Edinburgh Quartet Reid Concert Hall, Edinburgh **** With a third quartet pending, Robert Crawford's Quartet No 2, dating from half a century ago, made a timely reappearance this week in Edinburgh University's concert hall, where it shared a programme with a work by the hyperactive Ignace Pleyel, composer, piano-maker, publisher, pupil of Haydn and - perhaps his most valuable contribution to music - inventor of the miniature score.

But it was Crawford, a Scottish octogenarian of modest but keenly-crafted output, whose quartet commanded the closer attention. Essentially a study in gradual acceleration, its three movements proceeded from the slow, eloquent counterpoint of its opening adagio, in the course of which the instruments broke into contrasted pairs, through a light-footed intermezzo to a somewhat Brittenish finale, where a tantalising hint of The Turn of the Screw (a work dating from around the same time) seemed to haunt the music's restless rhythmic propulsion.

Lasting less than 20 minutes, the Edinburgh Quartet's performance was a model of succinctness, saying much in a minimum timespan.
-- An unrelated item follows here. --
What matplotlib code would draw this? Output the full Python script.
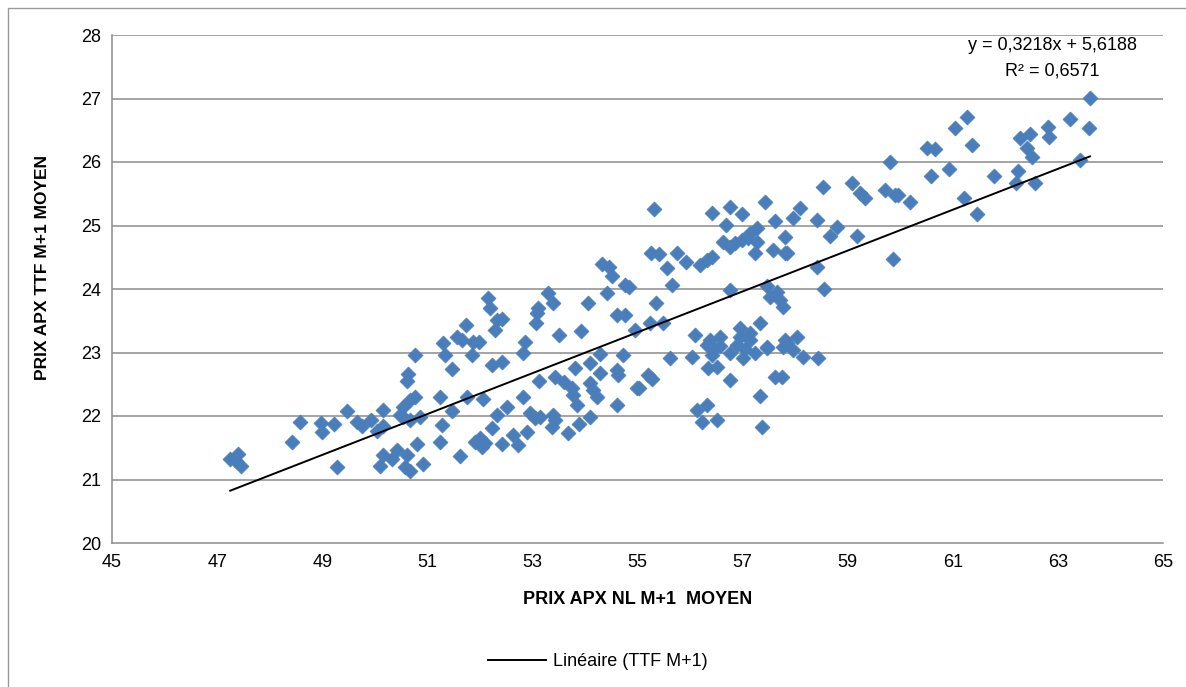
import numpy as np
import matplotlib.pyplot as plt
from matplotlib.lines import Line2D
from matplotlib.patches import Rectangle

import matplotlib as mpl
mpl.rcParams['font.family'] = ['Liberation Sans', 'DejaVu Sans']

# PRIX APX NL M+1 MOYEN (x) / PRIX APX TTF M+1 MOYEN (y)
apx_nl = [
	47.25, 47.35, 47.40, 47.45, 48.43, 48.58, 48.98, 49.00, 49.22, 49.28, 49.47,
	49.66, 49.76, 49.93, 50.04, 50.16, 50.16, 50.16, 50.10, 50.33, 50.42, 50.61,
	50.58, 50.67, 50.80, 50.92, 50.54, 50.67, 50.77, 50.54, 50.86, 50.67, 50.61,
	50.63, 50.77, 50.48,
	52.15, 52.19, 52.33, 52.42, 52.29, 51.74, 51.57, 51.66, 51.30, 51.34, 51.87,
	51.98, 51.85, 51.47, 52.23, 52.42, 52.82, 52.86, 53.09, 53.11, 53.30, 53.39,
	53.07, 53.51, 53.92, 54.06, 54.42, 54.76, 54.84, 54.61, 54.76, 54.95, 54.29,
	54.72, 54.61, 54.63, 54.99, 53.81, 54.10, 54.29, 53.13, 53.43, 53.60, 53.75,
	53.77, 53.85, 54.10, 54.15, 54.23, 54.10, 53.89, 54.61, 53.68, 53.39, 53.37,
	53.43, 52.95, 53.05, 53.14, 52.90, 52.82, 52.52, 52.33, 51.76, 52.06, 51.24,
	51.47, 51.28, 51.24, 51.91, 52.00, 52.10, 52.04, 52.23, 52.42, 52.63, 52.73,
	51.62, 54.32, 54.45, 54.51,
	55.31, 56.42, 56.76, 56.99, 57.43, 57.62, 57.81, 56.68, 55.26, 55.41, 55.75,
	55.92, 55.56, 55.66, 56.19, 56.32, 56.42, 56.63, 56.76, 56.86, 56.99, 57.14,
	57.27, 57.10, 57.27, 57.24, 57.58, 57.81, 56.76, 57.46, 57.65, 57.71, 57.77,
	57.52, 55.35, 55.24, 55.49, 56.09, 56.38, 56.57, 56.95, 57.14, 57.33, 57.46,
	57.81, 55.62, 56.04, 56.32, 56.42, 56.34, 56.51, 56.76, 56.89, 57.01, 57.24,
	57.46, 57.77, 56.76, 55.20, 55.28, 55.03, 56.13, 56.32, 56.23, 56.51, 57.33,
	57.37, 57.62, 57.75, 56.57, 56.95, 57.05, 57.15, 56.45,
	59.80, 58.53, 59.08, 59.23, 59.33, 59.71, 59.90, 58.09, 57.96, 58.42, 58.80,
	58.66, 59.18, 57.85, 58.42, 59.86, 58.55, 57.85, 58.04, 57.96, 58.15, 58.43,
	63.61, 63.23, 63.59, 61.27, 61.04, 61.36, 60.51, 60.66, 62.81, 62.83, 62.28,
	62.47, 62.41, 62.51, 63.42, 60.59, 60.93, 61.78, 62.24, 62.20, 62.56, 59.95,
	60.19, 61.21, 61.46,
]
ttf = [
	21.33, 21.30, 21.40, 21.22, 21.59, 21.90, 21.89, 21.75, 21.87, 21.19, 22.08,
	21.90, 21.84, 21.94, 21.76, 21.84, 22.09, 21.38, 21.21, 21.33, 21.47, 21.38,
	21.19, 21.14, 21.56, 21.25, 22.14, 22.25, 22.30, 21.98, 21.98, 21.94, 22.55,
	22.66, 22.96, 22.02,
	23.86, 23.70, 23.51, 23.53, 23.35, 23.43, 23.24, 23.20, 23.15, 22.96, 23.17,
	23.17, 22.96, 22.74, 22.80, 22.85, 22.99, 23.17, 23.62, 23.70, 23.94, 23.78,
	23.46, 23.28, 23.34, 23.78, 23.94, 24.06, 24.03, 23.59, 23.59, 23.35, 22.98,
	22.96, 22.72, 22.65, 22.44, 22.76, 22.83, 22.68, 22.55, 22.61, 22.53, 22.44,
	22.33, 22.17, 22.52, 22.41, 22.30, 21.98, 21.87, 22.17, 21.73, 22.02, 21.83,
	21.94, 22.05, 21.97, 21.98, 21.75, 22.30, 22.14, 22.02, 22.30, 22.27, 22.30,
	22.08, 21.86, 21.59, 21.59, 21.65, 21.57, 21.51, 21.81, 21.56, 21.70, 21.54,
	21.37, 24.39, 24.34, 24.20,
	25.26, 25.20, 25.29, 25.18, 25.37, 25.07, 24.82, 25.01, 24.57, 24.55, 24.57,
	24.43, 24.33, 24.06, 24.38, 24.46, 24.50, 24.74, 24.66, 24.72, 24.77, 24.88,
	24.96, 24.80, 24.74, 24.57, 24.61, 24.57, 23.98, 24.05, 23.95, 23.83, 23.72,
	23.87, 23.78, 23.46, 23.46, 23.28, 23.20, 23.24, 23.39, 23.31, 23.46, 23.09,
	23.20, 22.91, 22.93, 23.12, 22.96, 22.76, 22.77, 22.99, 23.12, 22.91, 22.99,
	23.07, 23.09, 22.57, 22.65, 22.58, 22.44, 22.09, 22.17, 21.91, 21.94, 22.31,
	21.83, 22.61, 22.61, 23.10, 23.25, 23.05, 23.20, 23.05,
	26.00, 25.61, 25.67, 25.51, 25.43, 25.56, 25.48, 25.28, 25.12, 25.09, 24.98,
	24.83, 24.83, 24.57, 24.35, 24.47, 24.00, 23.15, 23.24, 23.04, 22.93, 22.91,
	27.01, 26.68, 26.53, 26.71, 26.54, 26.27, 26.22, 26.20, 26.55, 26.39, 26.38,
	26.44, 26.22, 26.08, 26.03, 25.78, 25.89, 25.78, 25.86, 25.67, 25.67, 25.48,
	25.37, 25.43, 25.18,
]

# linear trendline as given on the chart
slope, intercept = 0.3218, 5.6188

x_ticks = [45, 47, 49, 51, 53, 55, 57, 59, 61, 63, 65]
y_ticks = [20, 21, 22, 23, 24, 25, 26, 27, 28]

fig = plt.figure(figsize=(11.86, 6.87), dpi=100)
fig.patches.append(Rectangle((8 / 1186, -0.01), 1.02, 1 - 8 / 687 + 0.01,
	transform=fig.transFigure, fill=False, edgecolor='#9a9a9a', linewidth=1))

ax = fig.add_axes([112 / 1186, 1 - 543 / 687, (1163 - 112) / 1186, (543 - 35) / 687])

for v in y_ticks[1:]:
	ax.axhline(v, color='#8c8c8c', linewidth=1.1, zorder=1)

ax.scatter(apx_nl, ttf, marker='D', s=58, color='#4A7EBB', edgecolors='#4A7EBB',
	linewidths=0.5, zorder=3)

xs = np.array([min(apx_nl), max(apx_nl)])
ax.plot(xs, slope * xs + intercept, color='black', linewidth=1.4, zorder=4)

ax.set_xlim(45, 65)
ax.set_ylim(20, 28)
ax.set_xticks(x_ticks)
ax.set_yticks(y_ticks)
ax.tick_params(labelsize=13, length=0, pad=8)
for s in ['top', 'right']:
	ax.spines[s].set_visible(False)
for s in ['left', 'bottom']:
	ax.spines[s].set_color('#8c8c8c')
	ax.spines[s].set_linewidth(1.1)

ax.set_xlabel('PRIX APX NL M+1  MOYEN', fontsize=13, fontweight='bold', labelpad=14)
fig.text(43 / 1186, 1 - 267 / 687, 'PRIX APX TTF M+1 MOYEN', rotation=90,
	ha='center', va='center', fontsize=12.5, fontweight='bold')

fig.text(1052 / 1186, 1 - 45 / 687, 'y = 0,3218x + 5,6188', ha='center', va='center', fontsize=13)
fig.text(1052 / 1186, 1 - 71 / 687, 'R² = 0,6571', ha='center', va='center', fontsize=13)

handle = Line2D([], [], color='black', linewidth=1.4)
fig.legend([handle], ['Linéaire (TTF M+1)'], loc='center', bbox_to_anchor=(598 / 1186, 1 - 662 / 687),
	frameon=False, fontsize=13, handlelength=3.2, handletextpad=0.4)

plt.savefig('out.png', dpi=100)
plt.close()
The Pleyel quartet, discovered in the substantial music library at Castle Fraser in Aberdeenshire, had rather less to communicate, except for an atmospherically mysterious little minor-key section in its closing minuet, particularly welcome in a work otherwise stuck firmly in the glue of the key of A major.

Like the Crawford, however, it was deftly played, even if it did not create an appetite for the rest of this travelling composer's large output, whereas Crawford's next quartet, due to be unveiled this year, is an event to look forward to.